## Begin Source excerpt

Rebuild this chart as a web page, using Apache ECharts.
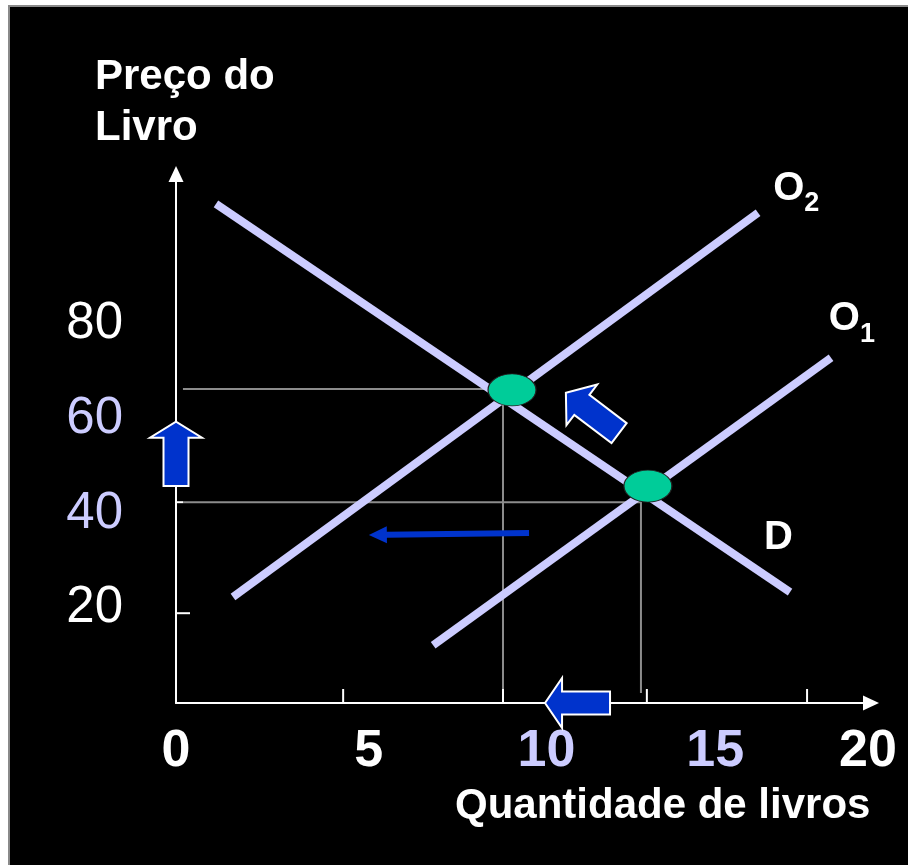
<!DOCTYPE html>
<html><head><meta charset="utf-8">
<script src="https://cdn.jsdelivr.net/npm/echarts@6/dist/echarts.min.js"></script>
<style>
html,body{margin:0;padding:0;background:#fff;overflow:hidden;}
#bg{position:absolute;left:8px;top:5px;width:904px;height:864px;background:#000;border-top:2px solid #8a8a8a;border-left:2px solid #8a8a8a;}
#c{position:absolute;left:0;top:0;width:908px;height:865px;}
</style></head><body><div id="bg"></div><div id="c"></div>
<script>
// ---- data ----
const xTickLabels = ['0', '5', '10', '15', '20'];
const yTickLabels = ['20', '40', '60', '80'];
const curveD = [[1.15, 105.4], [17.67, 23.4]];
const curveO2 = [[1.64, 22.4], [16.75, 103.5]];
const curveO1 = [[7.40, 12.2], [18.85, 72.9]];
const equilibria = [[9.67, 66.1], [13.58, 45.8]];
const guide1 = [[0.2, 66.3], [9.41, 66.3], [9.41, 2.1]];
const guide2 = [[0.2, 42.4], [13.38, 42.4], [13.38, 2.1]];
const curveLabels = [[17.85, 108.6, 'O', '2'], [19.45, 81.0, 'O', '1'], [17.34, 34.8, 'D', '']];
const arrowTails = [[0, 45.8], [12.75, 57.0], [12.49, 0], [10.16, 35.9]];
const arrowTips = [[0, 59.4], [11.22, 65.5], [10.62, 0], [5.55, 35.5]];
const xTickMarks = [4.81, 9.41, 13.55, 18.16];
const yTickMarks = [18.96, 42.4];

// ---- styles ----
const FONT = "'Liberation Sans', Arial, sans-serif";
const LAV = '#ccccff';
const arrowShapes = [
  {shaft: 25, head: 52, headLen: 16, outline: true},
  {shaft: 25, head: 51, headLen: 20, outline: true},
  {shaft: 23, head: 50, headLen: 17, outline: true},
  {shaft: 6, head: 17, headLen: 18, outline: false}
];
const yTickLens = [14, 7];
const xLabelStyle = {'0': 'w', '5': 'w5', '10': 'l10', '15': 'l15', '20': 'w20'};
const yLabelStyle = {'20': 'w', '40': 'l', '60': 'l', '80': 'w'};

const chart = echarts.init(document.getElementById('c'));
const xb = {fontSize: 52, fontWeight: 'bold', fontFamily: FONT};
const yb = {fontSize: 51, fontWeight: 'normal', fontFamily: FONT};

chart.setOption({
  backgroundColor: 'transparent',
  animation: false,
  title: [
    {text: 'Preço do\nLivro', left: 95, top: 52, padding: 0,
     textStyle: {color: '#fff', fontSize: 42, fontWeight: 'bold', lineHeight: 51, fontFamily: FONT}},
    {text: 'Quantidade de livros', left: 455, top: 785, padding: 0,
     textStyle: {color: '#fff', fontSize: 42, fontWeight: 'bold', fontFamily: FONT}}
  ],
  grid: {left: 176, top: 174, right: 37, bottom: 162, containLabel: false},
  xAxis: {
    type: 'value', min: 0, max: 20, interval: 5,
    axisLine: {show: true, lineStyle: {color: '#fff', width: 2}, symbol: ['none', 'triangle'], symbolSize: [15, 16]},
    axisTick: {show: false}, splitLine: {show: false},
    axisLabel: {
      margin: 23,
      formatter: v => { const s = String(v); return xTickLabels.includes(s) ? '{' + xLabelStyle[s] + '|' + s + '}' : ''; },
      rich: {
        w: Object.assign({color: '#fff'}, xb),
        w5: Object.assign({color: '#fff', padding: [0, 0, 0, 38]}, xb),
        l10: Object.assign({color: LAV, padding: [0, 0, 0, 46]}, xb),
        l15: Object.assign({color: LAV, padding: [0, 0, 0, 36]}, xb),
        w20: Object.assign({color: '#fff', padding: [0, 6, 0, 0]}, xb)
      }
    }
  },
  yAxis: {
    type: 'value', min: 0, max: 111.7, interval: 20,
    axisLine: {show: true, lineStyle: {color: '#fff', width: 2}, symbol: ['none', 'triangle'], symbolSize: [15, 16]},
    axisTick: {show: false}, splitLine: {show: false},
    axisLabel: {
      margin: 53,
      formatter: v => { const s = String(v); return yTickLabels.includes(s) ? '{' + yLabelStyle[s] + '|' + s + '}' : ''; },
      rich: {
        w: Object.assign({color: '#fff'}, yb),
        l: Object.assign({color: LAV}, yb)
      }
    }
  },
  series: [
    {type: 'line', data: guide1, symbol: 'none', z: 1, lineStyle: {color: '#8c8c8c', width: 2}},
    {type: 'line', data: guide2, symbol: 'none', z: 1, lineStyle: {color: '#8c8c8c', width: 2}},
    {type: 'line', data: curveD, symbol: 'none', z: 3, lineStyle: {color: LAV, width: 8, cap: 'butt'}},
    {type: 'line', data: curveO2, symbol: 'none', z: 3, lineStyle: {color: LAV, width: 8, cap: 'butt'}},
    {type: 'line', data: curveO1, symbol: 'none', z: 3, lineStyle: {color: LAV, width: 8, cap: 'butt'}},
    {type: 'custom', z: 2,
     data: xTickMarks.map(x => [x, 0]),
     renderItem: (params, api) => {
       const p = api.coord([api.value(0), api.value(1)]);
       return {type: 'line', shape: {x1: p[0], y1: p[1], x2: p[0], y2: p[1] - 14}, style: {stroke: '#fff', lineWidth: 2}};
     }},
    {type: 'custom', z: 2,
     data: yTickMarks.map(y => [0, y]),
     renderItem: (params, api) => {
       const p = api.coord([api.value(0), api.value(1)]);
       return {type: 'line', shape: {x1: p[0], y1: p[1], x2: p[0] + yTickLens[params.dataIndex], y2: p[1]}, style: {stroke: '#fff', lineWidth: 2}};
     }},
    {type: 'scatter', data: equilibria, z: 5,
     symbol: 'path://M0 16A24 16 0 1 1 48 16A24 16 0 1 1 0 16Z', symbolSize: [48, 32],
     itemStyle: {color: '#00cc99', borderColor: '#222', borderWidth: 1, opacity: 1}},
    {type: 'custom', z: 6,
     data: arrowTails.map((t, i) => [t[0], t[1], arrowTips[i][0], arrowTips[i][1]]),
     encode: {x: [0, 2], y: [1, 3]},
     renderItem: (params, api) => {
       const a = api.coord([api.value(0), api.value(1)]);
       const b = api.coord([api.value(2), api.value(3)]);
       const s = arrowShapes[params.dataIndex];
       const dx = b[0] - a[0], dy = b[1] - a[1], L = Math.hypot(dx, dy);
       const ux = dx / L, uy = dy / L, nx = -uy, ny = ux;
       const nk = [b[0] - ux * s.headLen, b[1] - uy * s.headLen];
       const hs = s.shaft / 2, hh = s.head / 2;
       const pts = [
         [a[0] + nx * hs, a[1] + ny * hs], [nk[0] + nx * hs, nk[1] + ny * hs], [nk[0] + nx * hh, nk[1] + ny * hh],
         [b[0], b[1]],
         [nk[0] - nx * hh, nk[1] - ny * hh], [nk[0] - nx * hs, nk[1] - ny * hs], [a[0] - nx * hs, a[1] - ny * hs]
       ];
       return {type: 'polygon', shape: {points: pts},
               style: {fill: '#0033cc', stroke: s.outline ? '#fff' : null, lineWidth: s.outline ? 2 : 0}};
     }},
    {type: 'scatter', data: curveLabels, z: 7, symbolSize: 1,
     itemStyle: {color: 'rgba(0,0,0,0)', opacity: 1},
     label: {show: true, position: 'inside', opacity: 1, color: '#fff',
       formatter: p => '{o|' + p.data[2] + '}' + (p.data[3] ? '{s|' + p.data[3] + '}' : ''),
       rich: {
         o: {color: '#fff', fontSize: 40, fontWeight: 'bold', fontFamily: FONT, lineHeight: 42},
         s: {color: '#fff', fontSize: 27, fontWeight: 'bold', fontFamily: FONT, lineHeight: 27, padding: [30, 0, 0, 0]}
       }}}
  ]
});
</script></body></html>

## End Source excerpt

> **Set problem**
Leave out the pictures and transcribe everything else exactly.

> **Solution for this problem**
Rebuild this chart as a web page, using Apache ECharts.
<!DOCTYPE html>
<html><head><meta charset="utf-8">
<script src="https://cdn.jsdelivr.net/npm/echarts@6/dist/echarts.min.js"></script>
<style>
html,body{margin:0;padding:0;background:#fff;overflow:hidden;}
#bg{position:absolute;left:8px;top:5px;width:904px;height:864px;background:#000;border-top:2px solid #8a8a8a;border-left:2px solid #8a8a8a;}
#c{position:absolute;left:0;top:0;width:908px;height:865px;}
</style></head><body><div id="bg"></div><div id="c"></div>
<script>
// ---- data ----
const xTickLabels = ['0', '5', '10', '15', '20'];
const yTickLabels = ['20', '40', '60', '80'];
const curveD = [[1.15, 105.4], [17.67, 23.4]];
const curveO2 = [[1.64, 22.4], [16.75, 103.5]];
const curveO1 = [[7.40, 12.2], [18.85, 72.9]];
const equilibria = [[9.67, 66.1], [13.58, 45.8]];
const guide1 = [[0.2, 66.3], [9.41, 66.3], [9.41, 2.1]];
const guide2 = [[0.2, 42.4], [13.38, 42.4], [13.38, 2.1]];
const curveLabels = [[17.85, 108.6, 'O', '2'], [19.45, 81.0, 'O', '1'], [17.34, 34.8, 'D', '']];
const arrowTails = [[0, 45.8], [12.75, 57.0], [12.49, 0], [10.16, 35.9]];
const arrowTips = [[0, 59.4], [11.22, 65.5], [10.62, 0], [5.55, 35.5]];
const xTickMarks = [4.81, 9.41, 13.55, 18.16];
const yTickMarks = [18.96, 42.4];

// ---- styles ----
const FONT = "'Liberation Sans', Arial, sans-serif";
const LAV = '#ccccff';
const arrowShapes = [
  {shaft: 25, head: 52, headLen: 16, outline: true},
  {shaft: 25, head: 51, headLen: 20, outline: true},
  {shaft: 23, head: 50, headLen: 17, outline: true},
  {shaft: 6, head: 17, headLen: 18, outline: false}
];
const yTickLens = [14, 7];
const xLabelStyle = {'0': 'w', '5': 'w5', '10': 'l10', '15': 'l15', '20': 'w20'};
const yLabelStyle = {'20': 'w', '40': 'l', '60': 'l', '80': 'w'};

const chart = echarts.init(document.getElementById('c'));
const xb = {fontSize: 52, fontWeight: 'bold', fontFamily: FONT};
const yb = {fontSize: 51, fontWeight: 'normal', fontFamily: FONT};

chart.setOption({
  backgroundColor: 'transparent',
  animation: false,
  title: [
    {text: 'Preço do\nLivro', left: 95, top: 52, padding: 0,
     textStyle: {color: '#fff', fontSize: 42, fontWeight: 'bold', lineHeight: 51, fontFamily: FONT}},
    {text: 'Quantidade de livros', left: 455, top: 785, padding: 0,
     textStyle: {color: '#fff', fontSize: 42, fontWeight: 'bold', fontFamily: FONT}}
  ],
  grid: {left: 176, top: 174, right: 37, bottom: 162, containLabel: false},
  xAxis: {
    type: 'value', min: 0, max: 20, interval: 5,
    axisLine: {show: true, lineStyle: {color: '#fff', width: 2}, symbol: ['none', 'triangle'], symbolSize: [15, 16]},
    axisTick: {show: false}, splitLine: {show: false},
    axisLabel: {
      margin: 23,
      formatter: v => { const s = String(v); return xTickLabels.includes(s) ? '{' + xLabelStyle[s] + '|' + s + '}' : ''; },
      rich: {
        w: Object.assign({color: '#fff'}, xb),
        w5: Object.assign({color: '#fff', padding: [0, 0, 0, 38]}, xb),
        l10: Object.assign({color: LAV, padding: [0, 0, 0, 46]}, xb),
        l15: Object.assign({color: LAV, padding: [0, 0, 0, 36]}, xb),
        w20: Object.assign({color: '#fff', padding: [0, 6, 0, 0]}, xb)
      }
    }
  },
  yAxis: {
    type: 'value', min: 0, max: 111.7, interval: 20,
    axisLine: {show: true, lineStyle: {color: '#fff', width: 2}, symbol: ['none', 'triangle'], symbolSize: [15, 16]},
    axisTick: {show: false}, splitLine: {show: false},
    axisLabel: {
      margin: 53,
      formatter: v => { const s = String(v); return yTickLabels.includes(s) ? '{' + yLabelStyle[s] + '|' + s + '}' : ''; },
      rich: {
        w: Object.assign({color: '#fff'}, yb),
        l: Object.assign({color: LAV}, yb)
      }
    }
  },
  series: [
    {type: 'line', data: guide1, symbol: 'none', z: 1, lineStyle: {color: '#8c8c8c', width: 2}},
    {type: 'line', data: guide2, symbol: 'none', z: 1, lineStyle: {color: '#8c8c8c', width: 2}},
    {type: 'line', data: curveD, symbol: 'none', z: 3, lineStyle: {color: LAV, width: 8, cap: 'butt'}},
    {type: 'line', data: curveO2, symbol: 'none', z: 3, lineStyle: {color: LAV, width: 8, cap: 'butt'}},
    {type: 'line', data: curveO1, symbol: 'none', z: 3, lineStyle: {color: LAV, width: 8, cap: 'butt'}},
    {type: 'custom', z: 2,
     data: xTickMarks.map(x => [x, 0]),
     renderItem: (params, api) => {
       const p = api.coord([api.value(0), api.value(1)]);
       return {type: 'line', shape: {x1: p[0], y1: p[1], x2: p[0], y2: p[1] - 14}, style: {stroke: '#fff', lineWidth: 2}};
     }},
    {type: 'custom', z: 2,
     data: yTickMarks.map(y => [0, y]),
     renderItem: (params, api) => {
       const p = api.coord([api.value(0), api.value(1)]);
       return {type: 'line', shape: {x1: p[0], y1: p[1], x2: p[0] + yTickLens[params.dataIndex], y2: p[1]}, style: {stroke: '#fff', lineWidth: 2}};
     }},
    {type: 'scatter', data: equilibria, z: 5,
     symbol: 'path://M0 16A24 16 0 1 1 48 16A24 16 0 1 1 0 16Z', symbolSize: [48, 32],
     itemStyle: {color: '#00cc99', borderColor: '#222', borderWidth: 1, opacity: 1}},
    {type: 'custom', z: 6,
     data: arrowTails.map((t, i) => [t[0], t[1], arrowTips[i][0], arrowTips[i][1]]),
     encode: {x: [0, 2], y: [1, 3]},
     renderItem: (params, api) => {
       const a = api.coord([api.value(0), api.value(1)]);
       const b = api.coord([api.value(2), api.value(3)]);
       const s = arrowShapes[params.dataIndex];
       const dx = b[0] - a[0], dy = b[1] - a[1], L = Math.hypot(dx, dy);
       const ux = dx / L, uy = dy / L, nx = -uy, ny = ux;
       const nk = [b[0] - ux * s.headLen, b[1] - uy * s.headLen];
       const hs = s.shaft / 2, hh = s.head / 2;
       const pts = [
         [a[0] + nx * hs, a[1] + ny * hs], [nk[0] + nx * hs, nk[1] + ny * hs], [nk[0] + nx * hh, nk[1] + ny * hh],
         [b[0], b[1]],
         [nk[0] - nx * hh, nk[1] - ny * hh], [nk[0] - nx * hs, nk[1] - ny * hs], [a[0] - nx * hs, a[1] - ny * hs]
       ];
       return {type: 'polygon', shape: {points: pts},
               style: {fill: '#0033cc', stroke: s.outline ? '#fff' : null, lineWidth: s.outline ? 2 : 0}};
     }},
    {type: 'scatter', data: curveLabels, z: 7, symbolSize: 1,
     itemStyle: {color: 'rgba(0,0,0,0)', opacity: 1},
     label: {show: true, position: 'inside', opacity: 1, color: '#fff',
       formatter: p => '{o|' + p.data[2] + '}' + (p.data[3] ? '{s|' + p.data[3] + '}' : ''),
       rich: {
         o: {color: '#fff', fontSize: 40, fontWeight: 'bold', fontFamily: FONT, lineHeight: 42},
         s: {color: '#fff', fontSize: 27, fontWeight: 'bold', fontFamily: FONT, lineHeight: 27, padding: [30, 0, 0, 0]}
       }}}
  ]
});
</script></body></html>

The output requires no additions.